I'm currently writing a Scala application made of a Producer and a Consumer. The Producers get some data from and external source and writes em inside Kafka. The Consumer reads from Kafka and writes to Elasticsearch.
The consumer is based on Spark Streaming and every 5 seconds fetches new messages from Kafka and writes them to ElasticSearch. The problem is I'm not able to write to ES because I get a lot of errors like the one below :
ERROR] [2015-04-24 11:21:14,734] [org.apache.spark.TaskContextImpl]: Error in TaskCompletionListener org.elasticsearch.hadoop.EsHadoopException: Could not write all entries [3/26560] (maybe ES was overloaded?). Bailing out... at org.elasticsearch.hadoop.rest.RestRepository.flush(RestRepository.java:225) ~[elasticsearch-spark_2.10-2.1.0.Beta3.jar:2.1.0.Beta3] at org.elasticsearch.hadoop.rest.RestRepository.close(RestRepository.java:236) ~[elasticsearch-spark_2.10-2.1.0.Beta3.jar:2.1.0.Beta3] at org.elasticsearch.hadoop.rest.RestService$PartitionWriter.close(RestService.java:125) ~[elasticsearch-spark_2.10-2.1.0.Beta3.jar:2.1.0.Beta3] at org.elasticsearch.spark.rdd.EsRDDWriter$$anonfun$write$1.apply$mcV$sp(EsRDDWriter.scala:33) ~[elasticsearch-spark_2.10-2.1.0.Beta3.jar:2.1.0.Beta3] at org.apache.spark.TaskContextImpl$$anon$2.onTaskCompletion(TaskContextImpl.scala:57) ~[spark-core_2.10-1.2.1.jar:1.2.1] at org.apache.spark.TaskContextImpl$$anonfun$markTaskCompleted$1.apply(TaskContextImpl.scala:68) [spark-core_2.10-1.2.1.jar:1.2.1] at org.apache.spark.TaskContextImpl$$anonfun$markTaskCompleted$1.apply(TaskContextImpl.scala:66) [spark-core_2.10-1.2.1.jar:1.2.1] at scala.collection.mutable.ResizableArray$class.foreach(ResizableArray.scala:59) [na:na] at scala.collection.mutable.ArrayBuffer.foreach(ArrayBuffer.scala:47) [na:na] at org.apache.spark.TaskContextImpl.markTaskCompleted(TaskContextImpl.scala:66) [spark-core_2.10-1.2.1.jar:1.2.1] at org.apache.spark.scheduler.Task.run(Task.scala:58) [spark-core_2.10-1.2.1.jar:1.2.1] at org.apache.spark.executor.Executor$TaskRunner.run(Executor.scala:200) [spark-core_2.10-1.2.1.jar:1.2.1] at java.util.concurrent.ThreadPoolExecutor.runWorker(ThreadPoolExecutor.java:1145) [na:1.7.0_65] at java.util.concurrent.ThreadPoolExecutor$Worker.run(ThreadPoolExecutor.java:615) [na:1.7.0_65] at java.lang.Thread.run(Thread.java:745) [na:1.7.0_65]
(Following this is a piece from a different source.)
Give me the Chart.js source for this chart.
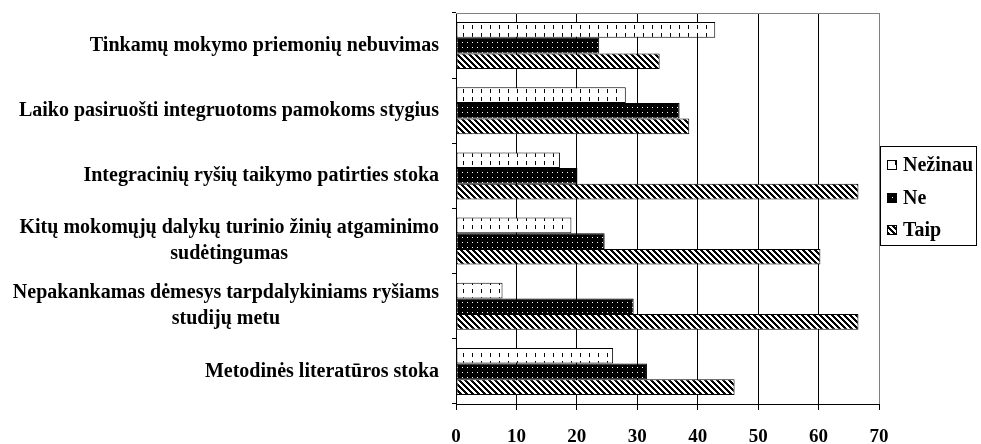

Consider that the producer is writing 6 messages every 15 seconds so I really don't understand how this "overload" can possibly happen (I even cleaned the topic and flushed all old messages, I thought it was related to an offset issue). The task executed by Spark Streaming every 5 seconds can be summarized by the following code :
val result = KafkaUtils.createStream[String, Array[Byte], StringDecoder, DefaultDecoder](ssc, kafkaParams, Map("wasp.raw" -> 1), StorageLevel.MEMORY_ONLY_SER_2)
val convertedResult = result.map(k => (k._1 ,AvroToJsonUtil.avroToJson(k._2)))
//TO-DO : Remove resource (yahoo/yahoo) hardcoded parameter
log.info(s"*** EXECUTING SPARK STREAMING TASK + ${java.lang.System.currentTimeMillis()}***")
convertedResult.foreachRDD(rdd => {
rdd.map(data => data._2).saveToEs("yahoo/yahoo", Map("es.input.json" -> "true"))
})
If I try to print the messages instead of sending to ES, everything is fine and I actually see only 6 messages. Why can't I write to ES?
For the sake of completeness, I'm using this library to write to ES : elasticsearch-spark_2.10 with the latest beta version.